> **Exercise**:
Reproduce each line that includes the word "this".

> **Working data**:
/---

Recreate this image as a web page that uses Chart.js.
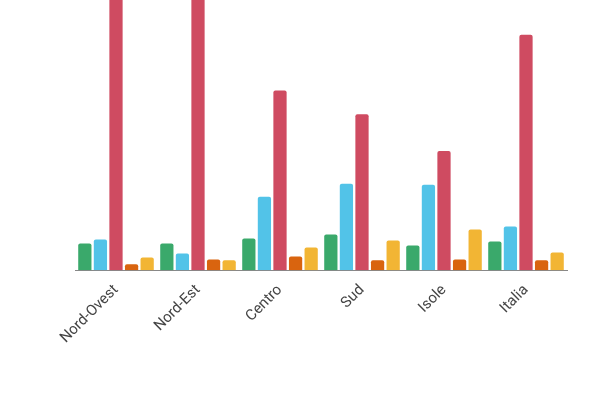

\---
/---

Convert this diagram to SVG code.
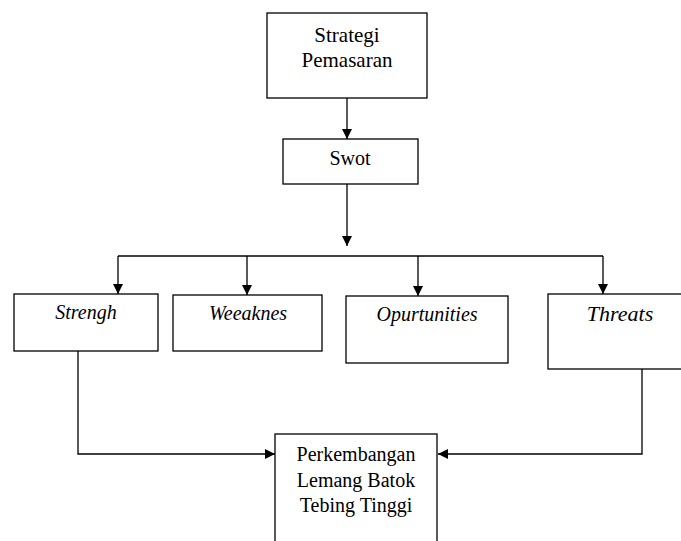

\---
/---

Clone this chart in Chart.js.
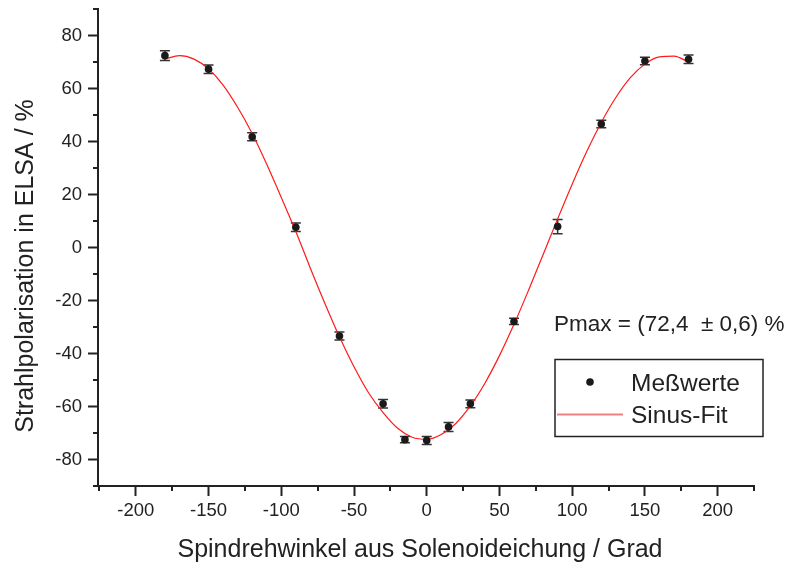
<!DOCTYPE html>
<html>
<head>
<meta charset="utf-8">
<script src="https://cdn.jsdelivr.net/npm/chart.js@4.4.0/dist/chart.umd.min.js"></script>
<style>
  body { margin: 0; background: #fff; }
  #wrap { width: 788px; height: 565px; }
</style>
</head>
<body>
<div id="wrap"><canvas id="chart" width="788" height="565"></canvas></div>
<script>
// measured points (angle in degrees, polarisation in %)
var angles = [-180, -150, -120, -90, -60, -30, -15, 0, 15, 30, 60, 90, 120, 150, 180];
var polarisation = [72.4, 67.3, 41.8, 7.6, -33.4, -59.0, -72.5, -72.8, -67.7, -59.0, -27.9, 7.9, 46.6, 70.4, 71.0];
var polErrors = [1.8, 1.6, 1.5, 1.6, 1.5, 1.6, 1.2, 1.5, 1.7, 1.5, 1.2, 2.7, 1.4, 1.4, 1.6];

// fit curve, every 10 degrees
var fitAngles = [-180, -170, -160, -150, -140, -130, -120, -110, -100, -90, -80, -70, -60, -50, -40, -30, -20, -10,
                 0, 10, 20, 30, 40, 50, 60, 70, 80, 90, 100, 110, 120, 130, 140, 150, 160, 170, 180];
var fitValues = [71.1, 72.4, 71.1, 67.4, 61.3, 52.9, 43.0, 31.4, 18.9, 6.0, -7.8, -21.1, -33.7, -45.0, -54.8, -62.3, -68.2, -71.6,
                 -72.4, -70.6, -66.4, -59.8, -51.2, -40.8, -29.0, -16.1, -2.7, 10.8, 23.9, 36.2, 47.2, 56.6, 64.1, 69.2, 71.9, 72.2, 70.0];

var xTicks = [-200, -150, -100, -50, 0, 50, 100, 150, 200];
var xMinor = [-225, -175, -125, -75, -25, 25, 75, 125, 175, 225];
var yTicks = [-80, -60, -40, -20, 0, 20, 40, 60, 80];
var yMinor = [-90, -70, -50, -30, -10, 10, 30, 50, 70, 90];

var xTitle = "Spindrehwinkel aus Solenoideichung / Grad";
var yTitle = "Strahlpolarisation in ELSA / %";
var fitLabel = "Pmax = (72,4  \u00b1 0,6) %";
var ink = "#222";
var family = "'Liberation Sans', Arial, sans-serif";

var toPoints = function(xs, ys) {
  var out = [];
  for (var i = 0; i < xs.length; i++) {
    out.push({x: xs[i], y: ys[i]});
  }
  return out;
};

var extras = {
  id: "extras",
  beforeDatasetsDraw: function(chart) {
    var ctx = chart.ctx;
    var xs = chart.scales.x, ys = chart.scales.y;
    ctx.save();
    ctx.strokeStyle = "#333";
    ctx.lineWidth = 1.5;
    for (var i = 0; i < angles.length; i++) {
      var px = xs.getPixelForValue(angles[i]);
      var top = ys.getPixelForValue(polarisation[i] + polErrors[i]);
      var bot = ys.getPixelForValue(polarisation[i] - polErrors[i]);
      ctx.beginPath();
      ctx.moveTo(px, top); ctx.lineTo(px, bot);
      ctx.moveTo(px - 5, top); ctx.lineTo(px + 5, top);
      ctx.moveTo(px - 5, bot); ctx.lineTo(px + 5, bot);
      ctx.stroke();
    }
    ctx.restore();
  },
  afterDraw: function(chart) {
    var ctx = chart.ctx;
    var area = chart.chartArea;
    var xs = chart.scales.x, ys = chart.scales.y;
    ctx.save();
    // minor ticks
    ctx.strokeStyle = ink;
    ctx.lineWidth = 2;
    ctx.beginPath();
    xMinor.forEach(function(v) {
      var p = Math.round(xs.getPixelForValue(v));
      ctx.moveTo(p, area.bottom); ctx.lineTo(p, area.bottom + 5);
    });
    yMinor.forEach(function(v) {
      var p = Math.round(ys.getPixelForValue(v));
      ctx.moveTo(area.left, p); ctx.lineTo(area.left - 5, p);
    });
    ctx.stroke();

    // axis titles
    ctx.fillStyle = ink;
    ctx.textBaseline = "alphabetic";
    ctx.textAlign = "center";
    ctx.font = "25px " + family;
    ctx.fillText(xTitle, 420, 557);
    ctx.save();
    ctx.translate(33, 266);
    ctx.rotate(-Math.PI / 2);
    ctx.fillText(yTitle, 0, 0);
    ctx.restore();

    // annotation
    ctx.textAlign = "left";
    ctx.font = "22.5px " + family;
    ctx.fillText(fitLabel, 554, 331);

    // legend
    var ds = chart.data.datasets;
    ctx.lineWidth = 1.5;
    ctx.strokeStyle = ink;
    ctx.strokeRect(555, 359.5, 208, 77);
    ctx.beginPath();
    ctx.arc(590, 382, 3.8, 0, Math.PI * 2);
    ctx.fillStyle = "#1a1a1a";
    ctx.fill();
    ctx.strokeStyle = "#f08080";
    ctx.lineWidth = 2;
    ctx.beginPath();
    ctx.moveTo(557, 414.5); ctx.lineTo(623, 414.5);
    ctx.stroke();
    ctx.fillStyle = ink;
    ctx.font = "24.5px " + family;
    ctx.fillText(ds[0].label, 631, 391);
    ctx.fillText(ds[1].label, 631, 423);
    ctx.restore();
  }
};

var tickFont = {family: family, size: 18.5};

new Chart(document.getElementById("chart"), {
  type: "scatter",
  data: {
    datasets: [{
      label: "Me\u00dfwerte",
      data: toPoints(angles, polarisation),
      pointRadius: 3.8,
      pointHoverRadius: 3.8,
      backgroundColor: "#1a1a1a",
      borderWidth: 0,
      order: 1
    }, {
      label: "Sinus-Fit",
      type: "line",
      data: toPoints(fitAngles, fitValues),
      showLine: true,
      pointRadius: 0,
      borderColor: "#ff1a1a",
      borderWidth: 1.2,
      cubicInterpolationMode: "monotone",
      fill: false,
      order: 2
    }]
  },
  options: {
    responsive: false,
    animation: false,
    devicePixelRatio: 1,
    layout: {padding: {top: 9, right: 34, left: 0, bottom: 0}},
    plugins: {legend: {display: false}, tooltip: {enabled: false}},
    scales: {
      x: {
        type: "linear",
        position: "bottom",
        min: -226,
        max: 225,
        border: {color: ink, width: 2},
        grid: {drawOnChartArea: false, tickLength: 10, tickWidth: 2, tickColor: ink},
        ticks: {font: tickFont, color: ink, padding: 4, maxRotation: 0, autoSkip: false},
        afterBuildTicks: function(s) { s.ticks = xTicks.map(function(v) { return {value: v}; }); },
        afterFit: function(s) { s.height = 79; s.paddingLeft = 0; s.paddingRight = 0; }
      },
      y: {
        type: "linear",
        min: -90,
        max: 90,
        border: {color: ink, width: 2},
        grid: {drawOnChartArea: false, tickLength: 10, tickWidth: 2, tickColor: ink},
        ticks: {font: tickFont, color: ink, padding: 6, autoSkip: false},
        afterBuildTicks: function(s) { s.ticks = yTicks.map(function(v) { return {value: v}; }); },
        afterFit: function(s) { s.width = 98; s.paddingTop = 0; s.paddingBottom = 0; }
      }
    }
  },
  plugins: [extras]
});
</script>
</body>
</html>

\---

> **Exercise answer**:
Recreate this image as a web page that uses Chart.js.
Convert this diagram to SVG code.
Clone this chart in Chart.js.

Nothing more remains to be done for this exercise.